In the case before this Court two men walked into a bank. One remained by the door and, according to the testimony, continued to look from time to time outside the bank. The inside officer, who had been engaged in his work for two years and gave every appearance of being an expert in his field, testified that the pair looked suspicious to him even before they hurriedly left. When the police car pulled up in front of the bank the defendant’s companion motioned for him to leave, and they both made a hasty exit. Simultaneous with or immediately after their departure the bank teller said something to the officer which, in the excitement of the moment, was not understood, but which unquestionably referred to the two men and further buttressed his conclusion that they had entered with the intention to rob the bank, a crime in itself. 18 U.S.C.A. § 2113(a).

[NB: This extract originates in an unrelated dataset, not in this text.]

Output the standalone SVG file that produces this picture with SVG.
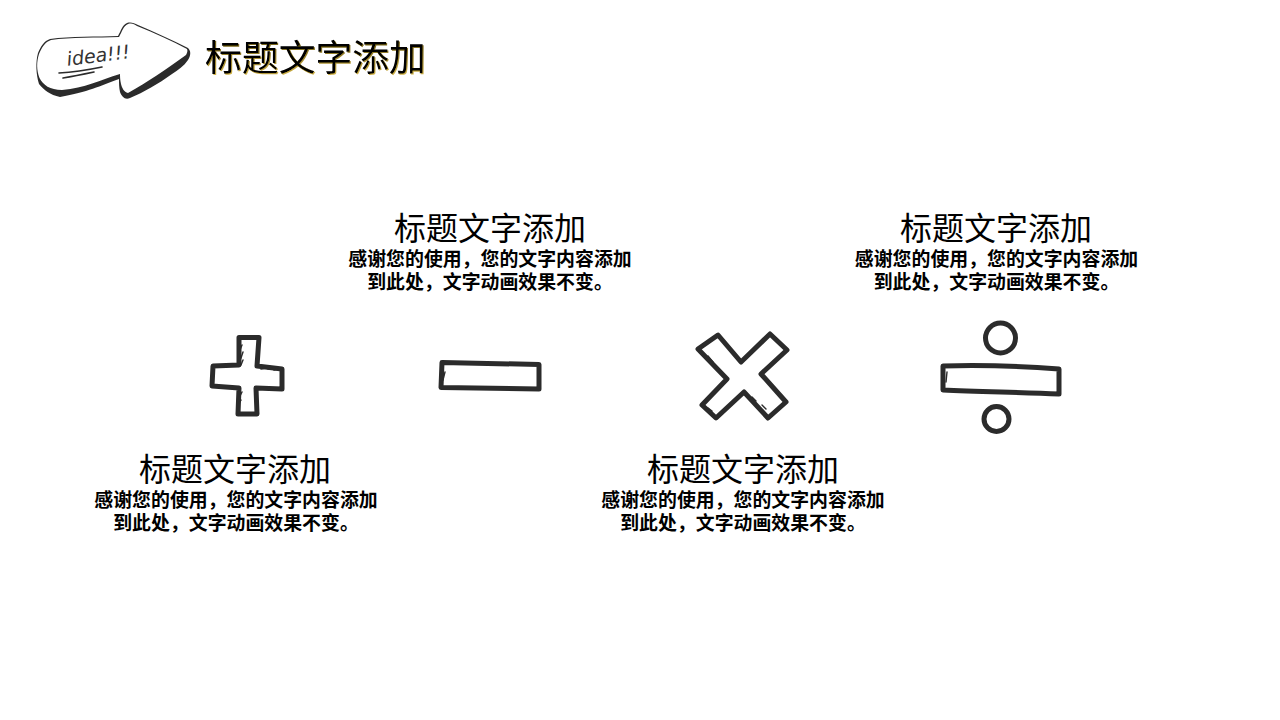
<svg xmlns="http://www.w3.org/2000/svg" width="1280" height="720" viewBox="0 0 1280 720">
<style>
text{font-family:"Liberation Serif","Noto Sans CJK SC",serif;text-anchor:middle;fill:#000}
.h{font-size:32px}
.b{font-size:18.9px;font-weight:bold}
.ink{fill:none;stroke:#2b2b2b;stroke-width:5;stroke-linejoin:round;stroke-linecap:round}
.ink2{fill:none;stroke:#2b2b2b;stroke-width:1.6;stroke-linecap:round;stroke-linejoin:round}
.tick{fill:none;stroke:#2b2b2b;stroke-width:1.4;stroke-linecap:round}
</style>
<defs>
<linearGradient id="gold" x1="0" y1="0" x2="0" y2="1"><stop offset="0" stop-color="#6a5a18"/><stop offset="1" stop-color="#e0c050"/></linearGradient>
<filter id="sh" x="-5%" y="-10%" width="110%" height="120%"><feOffset in="SourceAlpha" dx="-0.8" dy="-0.8" result="o"/><feFlood flood-color="#000"/><feComposite in2="o" operator="in" result="k"/><feMerge><feMergeNode in="SourceGraphic"/><feMergeNode in="k"/></feMerge></filter>
</defs>
<rect width="1280" height="720" fill="#fff"/>
<g id="badge">
<path d="M50 39C70 36 98 37 118 36C121 31 122 25 127 23C131 22 134 23 138 25C155 32 172 40 188 48C191 51 191 55 188 60C184 66 178 70 172 74C158 84 144 92 130 98C125 100 122 97 120 92C119 88 119 83 119 79C100 86 88 92 60 97C50 95 44 90 39 84C36 74 35.500 62 38 53C41 46 44 41 50 39Z" fill="#2b2b2b"/>
<path d="M51 40C70 37 98 38 119 37C122 32 123 26 128 24C132 23 134 24 137 26C155 33 172 41 187 49C188 51 187 53 186 55C165 70 148 82 128 93C124 92 122 88 121 84C120 80 120 76 120 74C100 80 85 88 62 90C50 90 43 85 39.500 78C36.500 70 36.500 62 39 54C42 47 45 42 51 40Z" fill="#fff"/>
<text x="99" y="62" transform="rotate(-7 99 62)" style="font-family:'DejaVu Sans',sans-serif;font-style:italic;font-size:19px;fill:#333">idea!!!</text>
<path class="ink2" d="M59 73Q78 72 102 67M63 78Q75 76 94 72"/>
</g>
<g id="title"><text x="316.500" y="72" filter="url(#sh)" style="font-size:36.800px;fill:url(#gold)">标题文字添加</text></g>
<g id="plus">
<path class="ink" d="M239 337.500L259 337.500L257 366L282 369L282 389L256 388L257 414L238 414L239 388L212 386L213 366L239 365Z"/>
<path class="tick" d="M242 345L240 350M243 352L241 358M243 360L241 365M261 369L266 368M268 369L272 368M274 370L278 369M242 392L240 396M241 400L239 403"/>
</g>
<g id="minus">
<path class="ink" d="M442 362.500L539 364.500L539 389L441 387.500Z"/>
<path class="tick" d="M445 372L443 380"/>
</g>
<g id="times">
<path class="ink" d="M698 349L718 335L741 362L770 334L787 350L761 374L786 402L768 418L744 392L716 418L702 405L727 379Z"/>
<path class="tick" d="M708 356L713 362M716 366L721 371M708 408L712 411M752 397L756 401M762 405L766 409"/>
</g>
<g id="divide">
<path class="ink" d="M943 366C980 365 1020 366 1059 369L1059 394C1020 392 980 392 943 390Z"/>
<path class="tick" d="M947 372L946 382"/>
<circle class="ink" cx="1000.500" cy="338" r="15"/>
<circle class="ink" cx="996.500" cy="419" r="12.500"/>
</g>
<g id="t1"><text class="h" x="490" y="240">标题文字添加</text><text class="b" x="490" y="265.500">感谢您的使用&#xFF0C;您的文字内容添加</text><text class="b" x="490" y="288.500">到此处&#xFF0C;文字动画效果不变。</text></g>
<g id="t2"><text class="h" x="996" y="240">标题文字添加</text><text class="b" x="996.500" y="265.500">感谢您的使用&#xFF0C;您的文字内容添加</text><text class="b" x="996.500" y="288.500">到此处&#xFF0C;文字动画效果不变。</text></g>
<g id="t3"><text class="h" x="235" y="481">标题文字添加</text><text class="b" x="236" y="506.500">感谢您的使用&#xFF0C;您的文字内容添加</text><text class="b" x="236" y="529.500">到此处&#xFF0C;文字动画效果不变。</text></g>
<g id="t4"><text class="h" x="743" y="481">标题文字添加</text><text class="b" x="743" y="506.500">感谢您的使用&#xFF0C;您的文字内容添加</text><text class="b" x="743" y="529.500">到此处&#xFF0C;文字动画效果不变。</text></g>
</svg>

The indictment in this case is for conspiracy to rob and for entering with the intention to rob a federally insured bank. Under the facts as related it is the judgment of this Court that the inside officer had probable cause to believe that the defendant and his companion had conspired to rob the bank and that they had entered for that purpose. He therefore could have arrested and searched them before they left the bank. The fact that their hasty departure made this impossible does not detract from his probable cause for believing that a crime had been committed, and thus his statement to the arresting officer was based on probable cause duly formed.

ORDER

And now, to wit, this 3rd day of March, A.D. 1966, for the reasons stated above, it is ordered that the defendant’s motion for suppression of evidence be and the same is hereby denied.